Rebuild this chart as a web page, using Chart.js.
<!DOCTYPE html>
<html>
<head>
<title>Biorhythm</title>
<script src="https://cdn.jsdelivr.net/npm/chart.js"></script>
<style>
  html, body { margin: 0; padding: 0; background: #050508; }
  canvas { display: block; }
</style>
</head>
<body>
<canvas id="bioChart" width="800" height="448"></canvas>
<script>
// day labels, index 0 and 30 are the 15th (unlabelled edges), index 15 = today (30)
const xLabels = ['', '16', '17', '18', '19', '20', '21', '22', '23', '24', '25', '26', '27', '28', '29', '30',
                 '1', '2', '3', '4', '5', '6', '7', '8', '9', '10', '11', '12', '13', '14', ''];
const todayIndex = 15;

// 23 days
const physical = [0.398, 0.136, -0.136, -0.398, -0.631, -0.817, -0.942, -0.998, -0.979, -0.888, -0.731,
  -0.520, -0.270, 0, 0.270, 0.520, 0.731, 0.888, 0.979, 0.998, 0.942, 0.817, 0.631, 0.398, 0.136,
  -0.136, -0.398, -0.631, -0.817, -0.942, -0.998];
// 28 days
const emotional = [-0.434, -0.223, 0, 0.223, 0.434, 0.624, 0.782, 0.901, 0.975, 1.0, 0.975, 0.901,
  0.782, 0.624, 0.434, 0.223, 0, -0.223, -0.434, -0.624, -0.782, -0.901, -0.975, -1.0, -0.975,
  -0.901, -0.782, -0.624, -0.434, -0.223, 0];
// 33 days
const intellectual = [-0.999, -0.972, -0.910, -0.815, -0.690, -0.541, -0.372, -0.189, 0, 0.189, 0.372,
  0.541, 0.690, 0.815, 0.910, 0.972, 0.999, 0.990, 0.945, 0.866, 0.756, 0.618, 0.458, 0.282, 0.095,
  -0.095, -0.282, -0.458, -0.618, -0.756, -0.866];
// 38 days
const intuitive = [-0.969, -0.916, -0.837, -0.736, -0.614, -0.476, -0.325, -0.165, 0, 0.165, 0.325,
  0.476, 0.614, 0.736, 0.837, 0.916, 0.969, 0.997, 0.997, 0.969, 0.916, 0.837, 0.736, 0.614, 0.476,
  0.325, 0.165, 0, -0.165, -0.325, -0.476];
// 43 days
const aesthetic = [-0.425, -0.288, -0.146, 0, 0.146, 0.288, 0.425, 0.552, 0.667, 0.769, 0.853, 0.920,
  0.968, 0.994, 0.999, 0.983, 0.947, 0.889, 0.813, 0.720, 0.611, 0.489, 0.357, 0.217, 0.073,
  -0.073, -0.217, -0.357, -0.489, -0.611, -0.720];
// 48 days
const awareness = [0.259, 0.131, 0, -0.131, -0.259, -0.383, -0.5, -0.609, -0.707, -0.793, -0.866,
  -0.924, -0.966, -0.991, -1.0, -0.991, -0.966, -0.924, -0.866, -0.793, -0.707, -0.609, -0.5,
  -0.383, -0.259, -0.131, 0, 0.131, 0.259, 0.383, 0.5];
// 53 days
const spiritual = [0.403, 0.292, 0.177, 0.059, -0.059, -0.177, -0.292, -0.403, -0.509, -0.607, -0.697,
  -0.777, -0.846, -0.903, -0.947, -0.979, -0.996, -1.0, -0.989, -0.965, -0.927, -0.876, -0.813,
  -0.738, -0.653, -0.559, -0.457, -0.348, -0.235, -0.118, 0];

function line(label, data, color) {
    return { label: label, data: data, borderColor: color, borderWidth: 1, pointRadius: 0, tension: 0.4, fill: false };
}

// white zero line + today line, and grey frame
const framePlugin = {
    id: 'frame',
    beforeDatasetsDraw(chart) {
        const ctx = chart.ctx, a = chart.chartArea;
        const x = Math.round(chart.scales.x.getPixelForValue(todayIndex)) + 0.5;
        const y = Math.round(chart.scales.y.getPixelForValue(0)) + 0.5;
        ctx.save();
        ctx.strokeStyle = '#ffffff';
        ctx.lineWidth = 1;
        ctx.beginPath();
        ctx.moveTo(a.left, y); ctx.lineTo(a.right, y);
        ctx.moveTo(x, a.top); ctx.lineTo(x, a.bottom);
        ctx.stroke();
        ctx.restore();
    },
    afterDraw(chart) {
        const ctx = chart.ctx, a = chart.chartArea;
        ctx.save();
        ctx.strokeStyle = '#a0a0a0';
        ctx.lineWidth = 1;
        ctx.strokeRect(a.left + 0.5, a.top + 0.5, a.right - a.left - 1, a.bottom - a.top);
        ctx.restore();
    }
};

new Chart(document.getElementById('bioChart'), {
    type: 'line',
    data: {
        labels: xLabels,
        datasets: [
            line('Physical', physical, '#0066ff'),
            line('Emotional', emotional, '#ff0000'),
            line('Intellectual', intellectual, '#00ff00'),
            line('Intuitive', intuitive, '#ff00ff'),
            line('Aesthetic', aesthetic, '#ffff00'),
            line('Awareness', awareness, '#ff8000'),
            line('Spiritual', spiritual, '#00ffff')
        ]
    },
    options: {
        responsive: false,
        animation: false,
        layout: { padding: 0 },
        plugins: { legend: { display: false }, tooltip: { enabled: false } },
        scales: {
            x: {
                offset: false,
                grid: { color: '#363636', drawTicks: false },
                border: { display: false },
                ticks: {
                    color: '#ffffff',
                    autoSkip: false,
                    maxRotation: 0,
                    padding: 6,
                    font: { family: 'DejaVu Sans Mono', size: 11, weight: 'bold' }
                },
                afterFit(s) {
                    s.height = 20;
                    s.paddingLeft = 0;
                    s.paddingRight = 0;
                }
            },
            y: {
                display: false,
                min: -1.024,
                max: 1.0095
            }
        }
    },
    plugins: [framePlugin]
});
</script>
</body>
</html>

_REQUIRED TASK_.
Your task is to reproduce the whole listing exactly.

_EXERCISE SOLUTION_.
Rebuild this chart as a web page, using Chart.js.
<!DOCTYPE html>
<html>
<head>
<title>Biorhythm</title>
<script src="https://cdn.jsdelivr.net/npm/chart.js"></script>
<style>
  html, body { margin: 0; padding: 0; background: #050508; }
  canvas { display: block; }
</style>
</head>
<body>
<canvas id="bioChart" width="800" height="448"></canvas>
<script>
// day labels, index 0 and 30 are the 15th (unlabelled edges), index 15 = today (30)
const xLabels = ['', '16', '17', '18', '19', '20', '21', '22', '23', '24', '25', '26', '27', '28', '29', '30',
                 '1', '2', '3', '4', '5', '6', '7', '8', '9', '10', '11', '12', '13', '14', ''];
const todayIndex = 15;

// 23 days
const physical = [0.398, 0.136, -0.136, -0.398, -0.631, -0.817, -0.942, -0.998, -0.979, -0.888, -0.731,
  -0.520, -0.270, 0, 0.270, 0.520, 0.731, 0.888, 0.979, 0.998, 0.942, 0.817, 0.631, 0.398, 0.136,
  -0.136, -0.398, -0.631, -0.817, -0.942, -0.998];
// 28 days
const emotional = [-0.434, -0.223, 0, 0.223, 0.434, 0.624, 0.782, 0.901, 0.975, 1.0, 0.975, 0.901,
  0.782, 0.624, 0.434, 0.223, 0, -0.223, -0.434, -0.624, -0.782, -0.901, -0.975, -1.0, -0.975,
  -0.901, -0.782, -0.624, -0.434, -0.223, 0];
// 33 days
const intellectual = [-0.999, -0.972, -0.910, -0.815, -0.690, -0.541, -0.372, -0.189, 0, 0.189, 0.372,
  0.541, 0.690, 0.815, 0.910, 0.972, 0.999, 0.990, 0.945, 0.866, 0.756, 0.618, 0.458, 0.282, 0.095,
  -0.095, -0.282, -0.458, -0.618, -0.756, -0.866];
// 38 days
const intuitive = [-0.969, -0.916, -0.837, -0.736, -0.614, -0.476, -0.325, -0.165, 0, 0.165, 0.325,
  0.476, 0.614, 0.736, 0.837, 0.916, 0.969, 0.997, 0.997, 0.969, 0.916, 0.837, 0.736, 0.614, 0.476,
  0.325, 0.165, 0, -0.165, -0.325, -0.476];
// 43 days
const aesthetic = [-0.425, -0.288, -0.146, 0, 0.146, 0.288, 0.425, 0.552, 0.667, 0.769, 0.853, 0.920,
  0.968, 0.994, 0.999, 0.983, 0.947, 0.889, 0.813, 0.720, 0.611, 0.489, 0.357, 0.217, 0.073,
  -0.073, -0.217, -0.357, -0.489, -0.611, -0.720];
// 48 days
const awareness = [0.259, 0.131, 0, -0.131, -0.259, -0.383, -0.5, -0.609, -0.707, -0.793, -0.866,
  -0.924, -0.966, -0.991, -1.0, -0.991, -0.966, -0.924, -0.866, -0.793, -0.707, -0.609, -0.5,
  -0.383, -0.259, -0.131, 0, 0.131, 0.259, 0.383, 0.5];
// 53 days
const spiritual = [0.403, 0.292, 0.177, 0.059, -0.059, -0.177, -0.292, -0.403, -0.509, -0.607, -0.697,
  -0.777, -0.846, -0.903, -0.947, -0.979, -0.996, -1.0, -0.989, -0.965, -0.927, -0.876, -0.813,
  -0.738, -0.653, -0.559, -0.457, -0.348, -0.235, -0.118, 0];

function line(label, data, color) {
    return { label: label, data: data, borderColor: color, borderWidth: 1, pointRadius: 0, tension: 0.4, fill: false };
}

// white zero line + today line, and grey frame
const framePlugin = {
    id: 'frame',
    beforeDatasetsDraw(chart) {
        const ctx = chart.ctx, a = chart.chartArea;
        const x = Math.round(chart.scales.x.getPixelForValue(todayIndex)) + 0.5;
        const y = Math.round(chart.scales.y.getPixelForValue(0)) + 0.5;
        ctx.save();
        ctx.strokeStyle = '#ffffff';
        ctx.lineWidth = 1;
        ctx.beginPath();
        ctx.moveTo(a.left, y); ctx.lineTo(a.right, y);
        ctx.moveTo(x, a.top); ctx.lineTo(x, a.bottom);
        ctx.stroke();
        ctx.restore();
    },
    afterDraw(chart) {
        const ctx = chart.ctx, a = chart.chartArea;
        ctx.save();
        ctx.strokeStyle = '#a0a0a0';
        ctx.lineWidth = 1;
        ctx.strokeRect(a.left + 0.5, a.top + 0.5, a.right - a.left - 1, a.bottom - a.top);
        ctx.restore();
    }
};

new Chart(document.getElementById('bioChart'), {
    type: 'line',
    data: {
        labels: xLabels,
        datasets: [
            line('Physical', physical, '#0066ff'),
            line('Emotional', emotional, '#ff0000'),
            line('Intellectual', intellectual, '#00ff00'),
            line('Intuitive', intuitive, '#ff00ff'),
            line('Aesthetic', aesthetic, '#ffff00'),
            line('Awareness', awareness, '#ff8000'),
            line('Spiritual', spiritual, '#00ffff')
        ]
    },
    options: {
        responsive: false,
        animation: false,
        layout: { padding: 0 },
        plugins: { legend: { display: false }, tooltip: { enabled: false } },
        scales: {
            x: {
                offset: false,
                grid: { color: '#363636', drawTicks: false },
                border: { display: false },
                ticks: {
                    color: '#ffffff',
                    autoSkip: false,
                    maxRotation: 0,
                    padding: 6,
                    font: { family: 'DejaVu Sans Mono', size: 11, weight: 'bold' }
                },
                afterFit(s) {
                    s.height = 20;
                    s.paddingLeft = 0;
                    s.paddingRight = 0;
                }
            },
            y: {
                display: false,
                min: -1.024,
                max: 1.0095
            }
        }
    },
    plugins: [framePlugin]
});
</script>
</body>
</html>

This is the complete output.